## Brief
Please quote exactly the opening lines of the data, from the first line to the one where "import plotly.graph_objects as go" appears.

## Given information

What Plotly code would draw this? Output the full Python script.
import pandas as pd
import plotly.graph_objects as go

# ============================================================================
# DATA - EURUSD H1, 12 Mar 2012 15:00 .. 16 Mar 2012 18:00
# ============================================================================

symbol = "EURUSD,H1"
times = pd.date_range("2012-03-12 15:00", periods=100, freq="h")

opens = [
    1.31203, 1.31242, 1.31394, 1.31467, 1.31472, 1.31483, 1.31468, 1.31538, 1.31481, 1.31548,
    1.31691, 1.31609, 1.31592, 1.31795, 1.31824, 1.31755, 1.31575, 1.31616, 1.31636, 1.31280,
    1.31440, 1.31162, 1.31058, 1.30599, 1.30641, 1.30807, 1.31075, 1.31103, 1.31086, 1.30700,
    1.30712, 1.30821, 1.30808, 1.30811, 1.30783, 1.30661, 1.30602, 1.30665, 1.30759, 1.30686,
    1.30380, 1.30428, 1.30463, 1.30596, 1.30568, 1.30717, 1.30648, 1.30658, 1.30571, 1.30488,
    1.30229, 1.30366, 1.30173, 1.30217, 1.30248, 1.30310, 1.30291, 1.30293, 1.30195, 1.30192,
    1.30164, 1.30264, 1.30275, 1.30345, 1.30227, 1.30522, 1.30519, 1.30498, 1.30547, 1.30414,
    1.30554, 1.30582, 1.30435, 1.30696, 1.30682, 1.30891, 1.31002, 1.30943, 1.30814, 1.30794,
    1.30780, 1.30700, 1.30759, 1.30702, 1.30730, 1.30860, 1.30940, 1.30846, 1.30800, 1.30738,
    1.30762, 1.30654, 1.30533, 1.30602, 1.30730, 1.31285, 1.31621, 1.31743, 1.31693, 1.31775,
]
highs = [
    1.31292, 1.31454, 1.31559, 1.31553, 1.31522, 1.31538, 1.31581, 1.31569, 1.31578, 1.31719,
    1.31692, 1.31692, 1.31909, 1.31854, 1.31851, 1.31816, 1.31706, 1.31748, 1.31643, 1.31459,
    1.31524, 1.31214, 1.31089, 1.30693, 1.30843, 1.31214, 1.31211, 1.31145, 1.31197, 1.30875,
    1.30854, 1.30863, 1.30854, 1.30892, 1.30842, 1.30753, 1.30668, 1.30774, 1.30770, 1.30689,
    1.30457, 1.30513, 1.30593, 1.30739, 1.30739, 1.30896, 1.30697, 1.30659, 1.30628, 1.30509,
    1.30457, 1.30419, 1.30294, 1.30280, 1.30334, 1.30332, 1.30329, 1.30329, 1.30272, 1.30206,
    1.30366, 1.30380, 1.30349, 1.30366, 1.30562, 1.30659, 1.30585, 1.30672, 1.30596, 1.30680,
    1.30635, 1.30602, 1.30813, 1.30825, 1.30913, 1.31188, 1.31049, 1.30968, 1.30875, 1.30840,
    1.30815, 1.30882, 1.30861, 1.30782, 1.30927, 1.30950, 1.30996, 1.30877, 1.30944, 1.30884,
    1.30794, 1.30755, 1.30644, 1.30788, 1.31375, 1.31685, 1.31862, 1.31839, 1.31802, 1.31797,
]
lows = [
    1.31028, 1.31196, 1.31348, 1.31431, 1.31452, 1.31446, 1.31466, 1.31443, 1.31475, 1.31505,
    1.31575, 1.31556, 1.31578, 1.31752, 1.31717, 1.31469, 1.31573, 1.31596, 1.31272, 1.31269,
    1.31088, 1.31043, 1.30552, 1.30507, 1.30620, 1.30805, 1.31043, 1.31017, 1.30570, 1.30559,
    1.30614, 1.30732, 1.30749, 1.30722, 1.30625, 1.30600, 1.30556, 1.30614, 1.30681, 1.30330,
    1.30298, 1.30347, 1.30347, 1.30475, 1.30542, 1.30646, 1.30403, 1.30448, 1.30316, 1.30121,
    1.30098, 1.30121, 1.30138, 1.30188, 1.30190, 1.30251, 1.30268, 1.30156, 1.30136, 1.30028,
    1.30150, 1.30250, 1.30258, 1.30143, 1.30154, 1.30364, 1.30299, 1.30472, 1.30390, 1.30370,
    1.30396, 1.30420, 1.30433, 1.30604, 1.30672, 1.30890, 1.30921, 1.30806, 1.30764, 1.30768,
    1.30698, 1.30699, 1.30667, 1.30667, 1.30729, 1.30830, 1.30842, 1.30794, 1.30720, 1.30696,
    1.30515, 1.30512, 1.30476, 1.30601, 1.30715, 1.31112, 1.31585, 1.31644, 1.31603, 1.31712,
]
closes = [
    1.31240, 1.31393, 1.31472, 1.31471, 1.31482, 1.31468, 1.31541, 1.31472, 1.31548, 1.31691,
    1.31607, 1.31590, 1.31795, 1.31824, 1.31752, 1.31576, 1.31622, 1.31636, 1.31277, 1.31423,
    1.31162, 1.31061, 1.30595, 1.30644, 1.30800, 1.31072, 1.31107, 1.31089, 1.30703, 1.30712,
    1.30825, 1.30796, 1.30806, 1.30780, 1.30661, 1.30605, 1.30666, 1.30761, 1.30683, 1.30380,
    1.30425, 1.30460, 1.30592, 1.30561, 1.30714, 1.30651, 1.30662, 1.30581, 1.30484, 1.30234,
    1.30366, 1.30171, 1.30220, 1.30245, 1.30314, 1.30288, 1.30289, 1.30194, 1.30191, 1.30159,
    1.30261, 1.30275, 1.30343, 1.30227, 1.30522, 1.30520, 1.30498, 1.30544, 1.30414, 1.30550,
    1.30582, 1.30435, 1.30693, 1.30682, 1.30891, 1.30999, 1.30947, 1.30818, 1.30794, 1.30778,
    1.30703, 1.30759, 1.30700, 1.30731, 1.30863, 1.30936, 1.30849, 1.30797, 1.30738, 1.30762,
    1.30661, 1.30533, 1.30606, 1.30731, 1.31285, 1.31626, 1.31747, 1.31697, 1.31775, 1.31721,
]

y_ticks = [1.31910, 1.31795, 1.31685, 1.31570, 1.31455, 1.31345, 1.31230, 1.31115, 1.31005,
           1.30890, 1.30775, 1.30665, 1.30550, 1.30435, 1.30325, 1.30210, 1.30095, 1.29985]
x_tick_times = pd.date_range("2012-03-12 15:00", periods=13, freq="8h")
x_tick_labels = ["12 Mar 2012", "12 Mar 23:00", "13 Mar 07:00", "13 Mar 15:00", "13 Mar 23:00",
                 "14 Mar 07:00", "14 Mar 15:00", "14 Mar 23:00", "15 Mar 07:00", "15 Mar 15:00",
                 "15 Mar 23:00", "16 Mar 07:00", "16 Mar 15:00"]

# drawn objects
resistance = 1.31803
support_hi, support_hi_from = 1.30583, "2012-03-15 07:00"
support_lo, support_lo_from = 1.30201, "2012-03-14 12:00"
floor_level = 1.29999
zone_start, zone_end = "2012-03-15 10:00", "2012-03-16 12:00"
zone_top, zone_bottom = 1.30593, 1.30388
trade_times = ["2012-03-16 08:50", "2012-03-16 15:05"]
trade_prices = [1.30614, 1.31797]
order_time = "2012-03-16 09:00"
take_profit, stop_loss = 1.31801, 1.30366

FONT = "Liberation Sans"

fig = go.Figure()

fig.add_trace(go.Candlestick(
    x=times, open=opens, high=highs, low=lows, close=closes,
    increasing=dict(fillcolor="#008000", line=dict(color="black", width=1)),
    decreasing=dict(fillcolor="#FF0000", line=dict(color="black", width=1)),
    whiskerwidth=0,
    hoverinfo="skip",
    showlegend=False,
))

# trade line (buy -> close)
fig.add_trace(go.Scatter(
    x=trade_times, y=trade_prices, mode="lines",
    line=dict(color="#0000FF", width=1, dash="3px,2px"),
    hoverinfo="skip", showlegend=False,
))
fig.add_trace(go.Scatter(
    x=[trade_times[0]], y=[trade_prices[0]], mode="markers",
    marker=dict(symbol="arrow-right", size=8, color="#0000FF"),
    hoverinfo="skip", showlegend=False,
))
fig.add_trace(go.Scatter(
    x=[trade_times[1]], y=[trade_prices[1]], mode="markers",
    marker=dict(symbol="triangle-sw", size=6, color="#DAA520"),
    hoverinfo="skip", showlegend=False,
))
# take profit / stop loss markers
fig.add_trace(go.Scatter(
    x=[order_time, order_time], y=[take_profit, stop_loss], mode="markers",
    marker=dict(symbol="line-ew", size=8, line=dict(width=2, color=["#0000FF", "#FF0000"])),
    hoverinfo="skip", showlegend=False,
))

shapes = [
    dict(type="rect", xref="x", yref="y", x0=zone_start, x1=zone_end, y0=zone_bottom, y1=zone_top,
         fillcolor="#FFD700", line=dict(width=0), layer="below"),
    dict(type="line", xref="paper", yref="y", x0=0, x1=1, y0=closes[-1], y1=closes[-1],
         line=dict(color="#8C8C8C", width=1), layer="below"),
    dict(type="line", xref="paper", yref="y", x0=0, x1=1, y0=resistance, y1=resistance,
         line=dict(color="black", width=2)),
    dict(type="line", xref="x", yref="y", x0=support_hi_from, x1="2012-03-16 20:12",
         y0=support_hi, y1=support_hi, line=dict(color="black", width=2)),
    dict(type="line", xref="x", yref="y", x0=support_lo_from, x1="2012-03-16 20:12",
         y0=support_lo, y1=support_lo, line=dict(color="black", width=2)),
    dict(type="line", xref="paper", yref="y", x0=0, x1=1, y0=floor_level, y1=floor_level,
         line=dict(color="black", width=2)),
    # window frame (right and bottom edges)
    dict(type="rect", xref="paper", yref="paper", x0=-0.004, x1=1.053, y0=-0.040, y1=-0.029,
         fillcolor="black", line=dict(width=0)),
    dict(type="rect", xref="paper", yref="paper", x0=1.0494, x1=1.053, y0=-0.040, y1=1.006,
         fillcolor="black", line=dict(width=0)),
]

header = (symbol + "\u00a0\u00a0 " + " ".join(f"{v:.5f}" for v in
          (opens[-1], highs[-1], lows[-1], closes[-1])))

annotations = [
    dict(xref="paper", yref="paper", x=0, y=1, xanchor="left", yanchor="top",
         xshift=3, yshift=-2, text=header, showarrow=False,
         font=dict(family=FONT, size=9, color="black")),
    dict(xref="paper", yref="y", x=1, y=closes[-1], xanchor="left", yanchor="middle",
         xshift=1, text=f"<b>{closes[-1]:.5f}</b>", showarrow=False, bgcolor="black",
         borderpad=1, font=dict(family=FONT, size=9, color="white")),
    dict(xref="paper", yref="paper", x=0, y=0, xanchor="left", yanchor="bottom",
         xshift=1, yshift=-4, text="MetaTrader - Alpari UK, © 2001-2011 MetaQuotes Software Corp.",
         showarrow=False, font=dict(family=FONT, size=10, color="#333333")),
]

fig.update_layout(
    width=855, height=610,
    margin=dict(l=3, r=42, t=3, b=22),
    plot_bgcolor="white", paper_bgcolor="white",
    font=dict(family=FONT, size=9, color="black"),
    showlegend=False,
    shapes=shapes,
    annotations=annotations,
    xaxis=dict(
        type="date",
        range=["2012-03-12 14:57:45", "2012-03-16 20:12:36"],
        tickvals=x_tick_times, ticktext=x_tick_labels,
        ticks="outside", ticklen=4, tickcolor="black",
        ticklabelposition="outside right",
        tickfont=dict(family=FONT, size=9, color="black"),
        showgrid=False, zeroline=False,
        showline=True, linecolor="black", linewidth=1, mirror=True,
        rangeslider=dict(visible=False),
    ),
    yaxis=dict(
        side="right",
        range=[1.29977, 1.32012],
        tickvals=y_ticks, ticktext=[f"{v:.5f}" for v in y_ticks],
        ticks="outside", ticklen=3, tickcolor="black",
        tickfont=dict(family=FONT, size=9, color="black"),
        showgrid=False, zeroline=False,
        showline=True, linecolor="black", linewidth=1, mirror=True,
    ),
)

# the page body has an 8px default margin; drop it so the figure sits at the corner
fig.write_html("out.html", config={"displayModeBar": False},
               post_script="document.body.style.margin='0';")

## Solution below
What Plotly code would draw this? Output the full Python script.
import pandas as pd
import plotly.graph_objects as go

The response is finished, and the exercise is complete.